No es una curación inexplicable, ni una bilocación, ni una levitación documentada por testigos fidedignos. No. El milagro más grande ocurrido últimamente en Torreciudad es que el obispo de Barbastro, monseñor Ángel Pérez Pueyo, ha dejado caer –como quien no quiere la cosa, pero con toda la carga dramática del caso– que podría dimitir. Y aunque no está canonizado el sarcasmo como virtud teologal, la noticia bien merece una novena de acción de gracias.

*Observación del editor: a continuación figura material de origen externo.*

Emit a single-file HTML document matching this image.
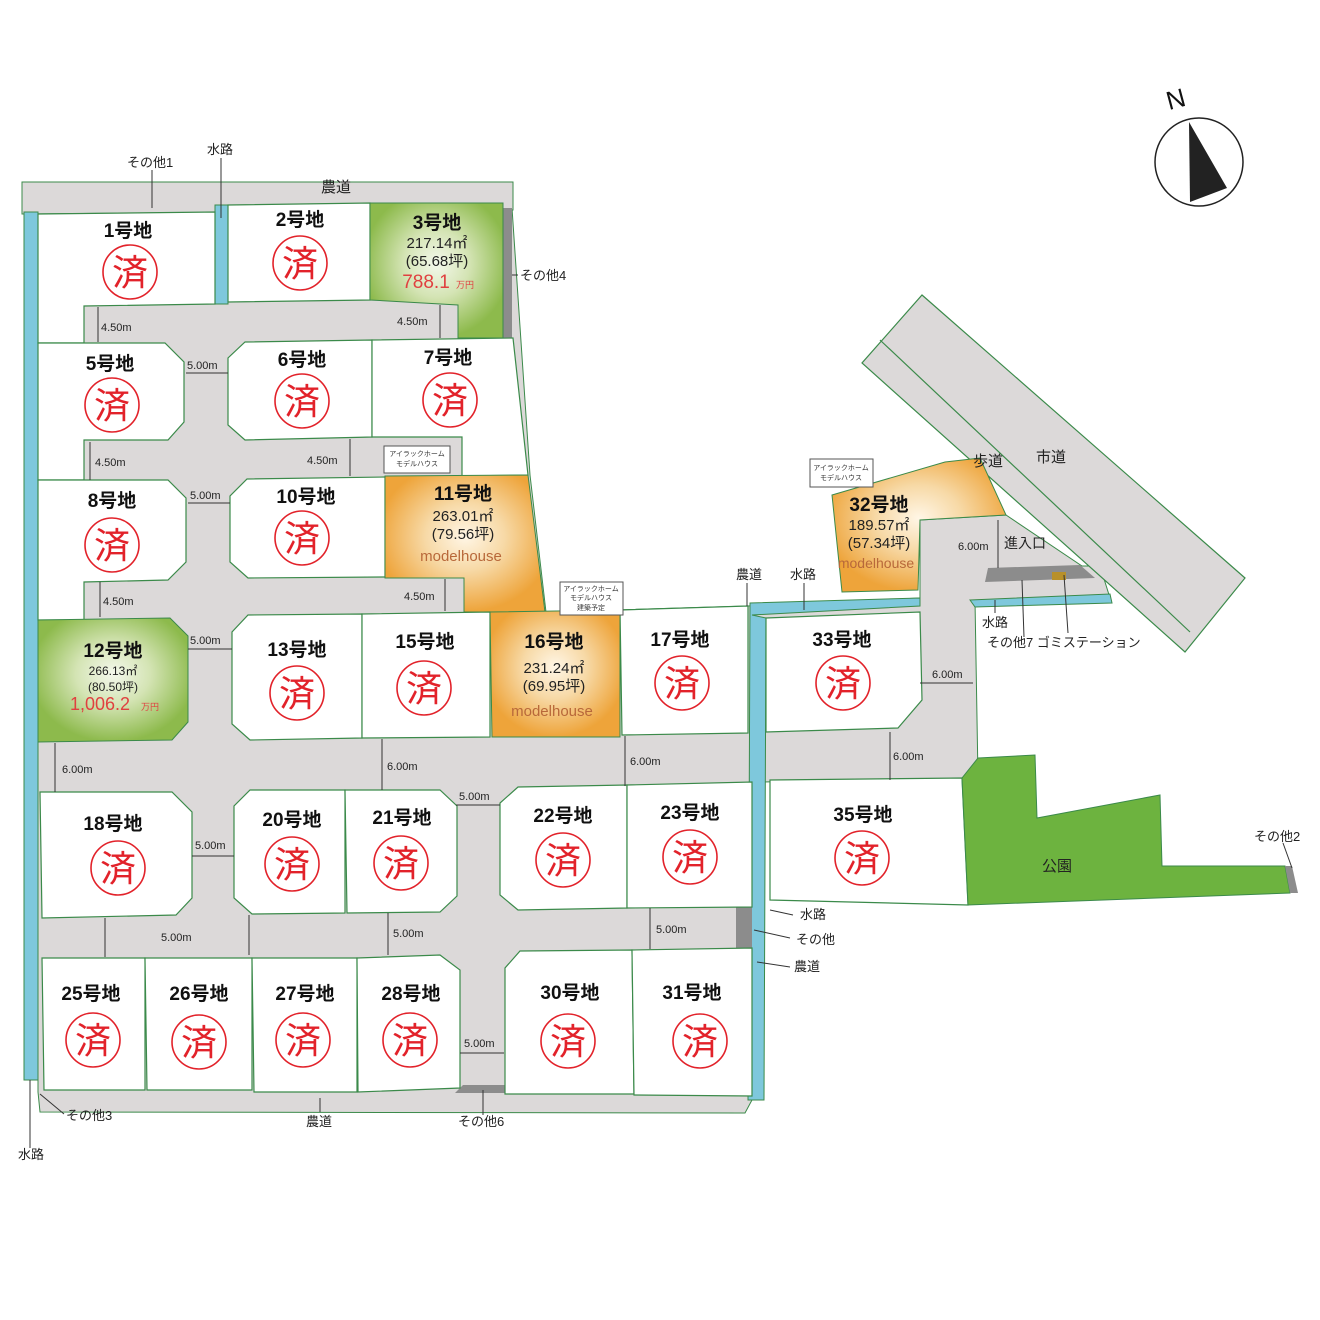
<!DOCTYPE html>
<html><head><meta charset="utf-8"><style>
html,body{margin:0;padding:0;background:#fff}
svg{display:block}
text{font-family:"Liberation Sans","Noto Sans CJK JP",sans-serif}
.l{font-size:19px;font-weight:bold;fill:#111;text-anchor:middle}
.s{font-size:36px;fill:#e2222a;text-anchor:middle}
.d{font-size:11px;fill:#222}
.n{font-size:13px;fill:#222}
.i{font-size:15px;fill:#222;text-anchor:middle}
.lot{fill:#fff;stroke:#3b8a4a;stroke-width:1.2}
.t{stroke:#333;stroke-width:1}
</style></head><body>
<svg width="1320" height="1320" viewBox="0 0 1320 1320" xmlns="http://www.w3.org/2000/svg">
<defs>
<radialGradient id="og" cx="0.5" cy="0.45" r="0.55"><stop offset="0" stop-color="#fff6e6"/><stop offset="0.45" stop-color="#f7d9a6"/><stop offset="1" stop-color="#eea43a"/></radialGradient>
<radialGradient id="gg" cx="0.5" cy="0.45" r="0.55"><stop offset="0" stop-color="#f4f8ec"/><stop offset="0.45" stop-color="#d4e4b4"/><stop offset="1" stop-color="#8dba4c"/></radialGradient>
</defs>
<!-- main gray body -->
<polygon points="38,210 512,208 530,475 546,612 748,606 920,598 920,520 1006,515 1082,566 1100,566 1110,598 975,600 978,778 760,782 752,1100 745,1113 40,1112 38,1092" fill="#dcd9d9" stroke="#3b8a4a"/>
<!-- city road -->
<polygon points="922,295 1245,578 1185,652 862,363" fill="#dcd9d9" stroke="#3b8a4a" stroke-width="1.2"/>
<line x1="880" y1="340" x2="1190" y2="632" stroke="#3b8a4a" stroke-width="1.2"/>
<!-- top road -->
<polygon points="22,182 513,182 513,210 22,214" fill="#dcd9d9" stroke="#3b8a4a"/>
<!-- waters -->
<rect x="24" y="212" width="14" height="868" fill="#7ec8dc" stroke="#3b8a4a"/>
<rect x="215" y="205" width="13" height="99" fill="#7ec8dc" stroke="#3b8a4a"/>
<polygon points="752,615 920,606 920,598 750,603 748,1100 764,1100 766,618" fill="#7ec8dc" stroke="#3b8a4a"/>
<polygon points="970,600 1110,594 1112,603 975,607" fill="#7ec8dc" stroke="#3b8a4a"/>
<rect x="503" y="208" width="9" height="130" fill="#8c8c8c"/>
<rect x="736" y="907" width="16" height="42" fill="#8c8c8c"/>
<polygon points="463,1085 505,1085 510,1093 455,1093" fill="#8c8c8c"/>
<polygon points="988,568 1080,565 1095,578 985,582" fill="#8c8c8c"/>
<rect x="1052" y="572" width="14" height="8" fill="#b8902a"/>
<!-- lots -->
<polygon class="lot" points="38,214 215,212 215,304 84,306 84,343 38,343"/>
<polygon class="lot" points="228,205 370,203 370,300 228,302"/>
<polygon points="370,203 503,203 503,338 458,338 458,305 370,300" fill="url(#gg)" stroke="#3b8a4a"/>
<polygon class="lot" points="38,343 165,343 184,362 184,422 168,440 84,440 84,480 38,480"/>
<polygon class="lot" points="245,342 372,340 372,437 245,440 228,425 228,358"/>
<polygon class="lot" points="372,340 513,338 528,475 462,476 462,437 372,437"/>
<polygon class="lot" points="38,480 168,480 186,498 186,562 168,580 84,582 84,620 38,620"/>
<polygon class="lot" points="247,479 385,477 385,577 248,578 230,562 230,496"/>
<polygon points="385,476 528,475 545,612 464,612 464,578 385,578" fill="url(#og)" stroke="#3b8a4a"/>
<polygon points="38,620 170,618 188,636 188,722 172,740 38,742" fill="url(#gg)" stroke="#3b8a4a"/>
<polygon class="lot" points="248,615 362,614 362,738 250,740 232,724 232,632"/>
<polygon class="lot" points="362,614 490,612 490,737 362,738"/>
<polygon points="490,612 620,610 620,737 492,737" fill="url(#og)" stroke="#3b8a4a"/>
<polygon class="lot" points="620,610 748,606 748,733 622,735"/>
<polygon class="lot" points="766,618 920,612 922,700 898,728 766,732"/>
<polygon points="832,495 945,462 980,458 1006,515 920,520 918,590 842,592" fill="url(#og)" stroke="#3b8a4a"/>
<polygon class="lot" points="40,792 172,792 192,812 192,898 176,915 42,918"/>
<polygon class="lot" points="250,790 345,790 345,913 252,914 234,898 234,806"/>
<polygon class="lot" points="345,790 440,790 457,806 457,896 440,912 347,913"/>
<polygon class="lot" points="518,787 627,785 627,908 518,910 500,895 500,803"/>
<polygon class="lot" points="627,785 752,782 752,907 627,908"/>
<polygon class="lot" points="770,780 962,778 968,905 770,900"/>
<polygon points="978,758 1035,755 1037,818 1160,795 1162,866 1285,866 1290,893 968,905 962,778" fill="#6db33f" stroke="#3b8a4a"/>
<polygon points="1285,866 1292,866 1298,893 1290,893" fill="#8c8c8c"/>
<polygon class="lot" points="42,958 145,958 145,1090 44,1090"/>
<polygon class="lot" points="145,958 252,958 252,1090 147,1090"/>
<polygon class="lot" points="252,958 357,958 357,1092 254,1092"/>
<polygon class="lot" points="357,958 440,955 460,970 460,1088 358,1092"/>
<polygon class="lot" points="520,951 632,950 634,1094 505,1094 505,968"/>
<polygon class="lot" points="632,950 752,948 752,1096 634,1095"/>
<!-- dimension ticks -->
<g class="t">
<line x1="98" y1="307" x2="98" y2="342"/><line x1="440" y1="305" x2="440" y2="338"/>
<line x1="186" y1="373" x2="228" y2="373"/>
<line x1="90" y1="442" x2="90" y2="480"/><line x1="350" y1="439" x2="350" y2="476"/>
<line x1="188" y1="503" x2="230" y2="503"/>
<line x1="100" y1="582" x2="100" y2="617"/><line x1="445" y1="579" x2="445" y2="611"/>
<line x1="188" y1="649" x2="232" y2="649"/>
<line x1="55" y1="743" x2="55" y2="792"/><line x1="382" y1="739" x2="382" y2="790"/><line x1="625" y1="736" x2="625" y2="786"/><line x1="890" y1="732" x2="890" y2="780"/>
<line x1="456" y1="805" x2="500" y2="805"/><line x1="192" y1="856" x2="234" y2="856"/>
<line x1="105" y1="918" x2="105" y2="957"/><line x1="249" y1="915" x2="249" y2="955"/><line x1="388" y1="913" x2="388" y2="955"/><line x1="650" y1="908" x2="650" y2="949"/>
<line x1="460" y1="1053" x2="504" y2="1053"/>
<line x1="920" y1="683" x2="973" y2="683"/><line x1="998" y1="520" x2="998" y2="568"/>
<line x1="152" y1="170" x2="152" y2="208"/><line x1="221" y1="158" x2="221" y2="218"/>
<line x1="512" y1="275" x2="518" y2="275"/>
<line x1="30" y1="1080" x2="30" y2="1148"/><line x1="40" y1="1094" x2="64" y2="1114"/>
<line x1="320" y1="1098" x2="320" y2="1112"/><line x1="483" y1="1090" x2="483" y2="1115"/>
<line x1="770" y1="910" x2="793" y2="915"/><line x1="754" y1="930" x2="790" y2="938"/><line x1="757" y1="962" x2="790" y2="967"/>
<line x1="747" y1="583" x2="747" y2="606"/><line x1="804" y1="583" x2="804" y2="610"/>
<line x1="995" y1="600" x2="995" y2="613"/><line x1="1022" y1="580" x2="1024" y2="637"/><line x1="1064" y1="575" x2="1068" y2="633"/>
<line x1="1283" y1="843" x2="1292" y2="868"/>
</g>
<g class="d">
<text x="101" y="331">4.50m</text><text x="397" y="325">4.50m</text>
<text x="187" y="369">5.00m</text>
<text x="95" y="466">4.50m</text><text x="307" y="464">4.50m</text>
<text x="190" y="499">5.00m</text>
<text x="103" y="605">4.50m</text><text x="404" y="600">4.50m</text>
<text x="190" y="644">5.00m</text>
<text x="62" y="773">6.00m</text><text x="387" y="770">6.00m</text><text x="630" y="765">6.00m</text><text x="893" y="760">6.00m</text>
<text x="459" y="800">5.00m</text><text x="195" y="849">5.00m</text>
<text x="161" y="941">5.00m</text><text x="393" y="937">5.00m</text><text x="656" y="933">5.00m</text>
<text x="464" y="1047">5.00m</text>
<text x="932" y="678">6.00m</text><text x="958" y="550">6.00m</text>
</g>
<g class="n">
<text x="127" y="167">その他1</text><text x="207" y="154">水路</text>
<text x="520" y="280">その他4</text>
<text x="66" y="1120">その他3</text><text x="18" y="1159">水路</text>
<text x="306" y="1126">農道</text><text x="458" y="1126">その他6</text>
<text x="800" y="919">水路</text><text x="796" y="944">その他</text><text x="794" y="971">農道</text>
<text x="736" y="579">農道</text><text x="790" y="579">水路</text>
<text x="982" y="627">水路</text><text x="987" y="647">その他7 ゴミステーション</text>
<text x="1254" y="841">その他2</text>
<text x="1004" y="548" font-size="14">進入口</text>
</g>
<text x="336" y="192" class="i">農道</text>
<text x="988" y="466" class="i" font-size="16">歩道</text>
<text x="1051" y="462" class="i" font-size="16">市道</text>
<text x="1057" y="871" class="i" font-size="18">公園</text>
<!-- lot labels -->
<text class="l" x="128" y="237">1号地</text>
<text class="l" x="300" y="226">2号地</text>
<text class="l" x="437" y="229">3号地</text>
<text class="l" x="110" y="370">5号地</text>
<text class="l" x="302" y="366">6号地</text>
<text class="l" x="448" y="364">7号地</text>
<text class="l" x="112" y="507">8号地</text>
<text class="l" x="306" y="503">10号地</text>
<text class="l" x="463" y="500">11号地</text>
<text class="l" x="113" y="657">12号地</text>
<text class="l" x="297" y="656">13号地</text>
<text class="l" x="425" y="648">15号地</text>
<text class="l" x="554" y="648">16号地</text>
<text class="l" x="680" y="646">17号地</text>
<text class="l" x="842" y="646">33号地</text>
<text class="l" x="879" y="511">32号地</text>
<text class="l" x="113" y="830">18号地</text>
<text class="l" x="292" y="826">20号地</text>
<text class="l" x="402" y="824">21号地</text>
<text class="l" x="563" y="822">22号地</text>
<text class="l" x="690" y="819">23号地</text>
<text class="l" x="863" y="821">35号地</text>
<text class="l" x="91" y="1000">25号地</text>
<text class="l" x="199" y="1000">26号地</text>
<text class="l" x="305" y="1000">27号地</text>
<text class="l" x="411" y="1000">28号地</text>
<text class="l" x="570" y="999">30号地</text>
<text class="l" x="692" y="999">31号地</text>
<!-- info -->
<g class="i">
<text x="437" y="248">217.14㎡</text><text x="437" y="266">(65.68坪)</text>
<text x="426" y="288" fill="#e04040" font-size="19">788.1</text><text x="465" y="288" fill="#e04040" font-size="9">万円</text>
<text x="463" y="521">263.01㎡</text><text x="463" y="539">(79.56坪)</text><text x="461" y="561" fill="#b8683a">modelhouse</text>
<text x="113" y="675" font-size="12">266.13㎡</text><text x="113" y="691" font-size="12">(80.50坪)</text>
<text x="100" y="710" fill="#e04040" font-size="18">1,006.2</text><text x="150" y="710" fill="#e04040" font-size="9">万円</text>
<text x="554" y="673">231.24㎡</text><text x="554" y="691">(69.95坪)</text><text x="552" y="716" fill="#b8683a">modelhouse</text>
<text x="879" y="530">189.57㎡</text><text x="879" y="548">(57.34坪)</text><text x="876" y="568" fill="#b8683a" font-size="14">modelhouse</text>
</g>
<!-- callouts -->
<g font-size="7" text-anchor="middle" fill="#333">
<rect x="384" y="446" width="66" height="27" fill="#fff" stroke="#555"/><text x="417" y="456">アイラックホーム</text><text x="417" y="466">モデルハウス</text>
<rect x="810" y="459" width="63" height="28" fill="#fff" stroke="#555"/><text x="841" y="470">アイラックホーム</text><text x="841" y="480">モデルハウス</text>
<rect x="560" y="582" width="63" height="33" fill="#fff" stroke="#555"/><text x="591" y="591">アイラックホーム</text><text x="591" y="600">モデルハウス</text><text x="591" y="610">建築予定</text>
</g>
<!-- stamps -->
<g fill="none" stroke="#e2222a" stroke-width="1.6">
<circle cx="130" cy="272" r="27"/><circle cx="300" cy="263" r="27"/><circle cx="112" cy="405" r="27"/><circle cx="302" cy="401" r="27"/><circle cx="450" cy="400" r="27"/>
<circle cx="112" cy="545" r="27"/><circle cx="302" cy="538" r="27"/><circle cx="297" cy="693" r="27"/><circle cx="424" cy="688" r="27"/><circle cx="682" cy="683" r="27"/><circle cx="843" cy="683" r="27"/>
<circle cx="118" cy="868" r="27"/><circle cx="292" cy="864" r="27"/><circle cx="401" cy="863" r="27"/><circle cx="563" cy="860" r="27"/><circle cx="690" cy="857" r="27"/><circle cx="862" cy="858" r="27"/>
<circle cx="93" cy="1040" r="27"/><circle cx="199" cy="1042" r="27"/><circle cx="303" cy="1040" r="27"/><circle cx="410" cy="1040" r="27"/><circle cx="568" cy="1041" r="27"/><circle cx="700" cy="1041" r="27"/>
</g>
<g class="s">
<text x="130" y="285">済</text><text x="300" y="276">済</text><text x="112" y="418">済</text><text x="302" y="414">済</text><text x="450" y="413">済</text>
<text x="112" y="558">済</text><text x="302" y="551">済</text><text x="297" y="706">済</text><text x="424" y="701">済</text><text x="682" y="696">済</text><text x="843" y="696">済</text>
<text x="118" y="881">済</text><text x="292" y="877">済</text><text x="401" y="876">済</text><text x="563" y="873">済</text><text x="690" y="870">済</text><text x="862" y="871">済</text>
<text x="93" y="1053">済</text><text x="199" y="1055">済</text><text x="303" y="1053">済</text><text x="410" y="1053">済</text><text x="568" y="1054">済</text><text x="700" y="1054">済</text>
</g>
<!-- compass -->
<circle cx="1199" cy="162" r="44" fill="#fff" stroke="#222" stroke-width="1.5"/>
<polygon points="1189,122 1227,188 1190,202" fill="#222"/>
<text x="1176" y="108" font-size="26" text-anchor="middle" fill="#111" transform="rotate(-15 1176 100)">N</text>
</svg>
</body></html>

Después de años de conflicto sobre la titularidad del santuario de Torreciudad, de declaraciones grandilocuentes, de victimismo reiterado y de bandazos estratégicos, el obispo ha decidido que la mejor manera de celebrar la Natividad de la Virgen María era utilizar el ambón –ese lugar reservado para proclamar el Evangelio– como plataforma de su última batalla personal. Arremetió contra el Opus Dei, acusó al comisario pontificio Alejandro Arellano, y cuestionó sin ambages la autoridad de la Santa Sede. ¿La razón? Que la mediación vaticana que él mismo pidió parece que no le va a dar la razón. Sencillo.
Uno pensaría que un obispo, padre y pastor de su diócesis, buscaría ante todo la paz, la unidad y la obediencia a la Iglesia. Pero no: aquí lo que prima es el relato, el drama, el “yo contra todos” y, por supuesto, el martirio simulado. Para ello, nada mejor que compararse con el anciano Eleazar, aquel que prefirió morir antes que traicionar la ley de sus padres. Una escena bíblica admirable, convertida ahora en un espejismo autoindulgente. Porque no, monseñor, defender su terquedad no es lo mismo que defender la fe. Y montar un pulso con Roma no lo convierte a usted en profeta: lo acerca peligrosamente a la categoría de alborotador.
La incoherencia es tan monumental que cuesta seguirle el hilo. Primero pidió la intervención de la Santa Sede para resolver el litigio sobre Torreciudad. Luego, cuando el comisario pontificio hace su trabajo, resulta que la solución ya no le convence. De pronto todo son advertencias, amenazas de dimisión, insinuaciones de “intrigas mafiosas” en el Vaticano (¡palabra que pone en boca del mismísimo Francisco!) y el típico aroma de conspiración que tanto gusta a quienes necesitan enemigos para sostener su propia narrativa.
Pero lo más lamentable no fue la homilía incendiaria, sino el numerito final: la entrega de imágenes suyas generadas por inteligencia artificial. Sí, ha leído usted bien. En plena fiesta litúrgica, con la catedral llena de fieles por la Virgen María, el obispo decidió que era el momento adecuado para repartir estampas suyas creadas digitalmente. Narcisismo litúrgico de alta resolución. “Más vergüenza aún”, resumió un sacerdote presente. Y no se equivocó.
Resulta difícil imaginar un episodio más grotesco. Sacerdotes veteranos salieron indignados. Los fieles se sintieron utilizados. Y la fractura entre el obispo y parte de su presbiterio es ya imposible de disimular. ¿Quién sale ganando con esta lamentable escenificación? Desde luego, no la Virgen, ni la diócesis, ni la Iglesia. Y no es el Opus Dei quien queda aquí en evidencia, sino el pastor que ha perdido el norte y usa el ambón como estrado político, el conflicto como combustible y la obediencia como moneda de cambio.
Ahora queda esperar la resolución definitiva de Roma. Será el Papa –León XIV, ni más ni menos– quien deba poner orden. Y lo justo, lo verdaderamente justo, sería que monseñor cumpla su amenaza y dimita. No por castigo, sino por misericordia: por él, por su diócesis y por el bien de la Iglesia. Porque hay momentos en que el retiro no es una derrota, sino una bendición.
Y si eso ocurre, entonces sí: podremos hablar de milagro en Torreciudad. Uno auténtico.